Армстронг усмехнулся в темноте. Он тайно презирал Гудспета, как человека без всякого образования, человека, который пробил себе дорогу скорее упорством, чем подлинными заслугами. Гудспет часто раздражал, даже оскорблял Армстронга своей грубой прямотой и физическим превосходством, – и Армстронгу приятно было видеть его сейчас униженным.

– Что ты хочешь этим сказать? – переспросил он Гудспета, притворившись непонимающим.

– Да то, что слышишь, черт возьми! – сердито отрезал Гудспет.

– Он знает, что делает.

– Еще бы! Свою выгоду понимает. А мы – свою. Да ведь от этакого пощады не жди. А слышал ты, как он сказал? – Гудспет с горечью передразнил Барраса: – «Все эти напрасные, никому не нужные лишения». Комедия, да и только!

– Нет, нет, – торопливо возразил Армстронг. – Это он искренне так думает.

– Да, как же, искренне, будь он проклят! Скареднее его нет человека в Слискейле. Он теперь так и кипит злобой, что упустил договор. И вот что я тебе скажу, раз уж к слову пришлось: я очень рад, что с разработкой Скаппер-Флетс дело не выгорело. Я хоть и держал язык за зубами, а в душе согласен с Фенвиком насчет этой проклятой воды.

Армстронг метнул на Гудспета быстрый неодобрительный взгляд:

– Не дело так говорить, Гудспет.

Наступила короткая пауза. Потом Гудспет, насупившись, возразил:

– Во всяком случае, Скаппер-Флетс – ужасное место.

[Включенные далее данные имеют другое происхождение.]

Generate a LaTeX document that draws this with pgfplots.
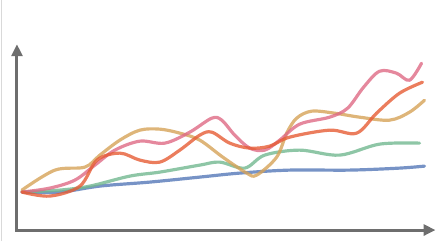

Армстронг ничего не ответил. Они молча шагали по Хедли-роуд, затем по Каупен-стрит, мимо Террас. Когда они завернули за угол, яркий свет и гул голосов из трактира «Привет» заставили обоих обернуться. Армстронг, явно желая переменить тему, заметил:

– Сегодня трактир полон.

– Битком набит, – подтвердил Гудспет с прежней угрюмостью. – Эмур опять начал отпускать в долг. Сегодня впервые за две недели вытащил свою грифельную доску.

Не говоря больше ни слова, оба отправились вывешивать объявления.

VI

В трактире «Привет» становилось все шумнее. Помещение было полно народу, набито до того, что голова шла кругом от табачного дыма, криков, яркого света и пивных испарений. Берт Эмур, без пиджака, стоял за стойкой, за ним на стене висела большая грифельная доска, на которой он мелом записывал, сколько выпито посетителями в долг. Берт был не дурак: последние две недели он, несмотря на мольбы и проклятия, всем отказывал в кредите. А сегодня, когда субботняя получка стала чем-то близким и вполне реальным, сразу же переменил тактику: трактир был открыт и кредит посетителям тоже.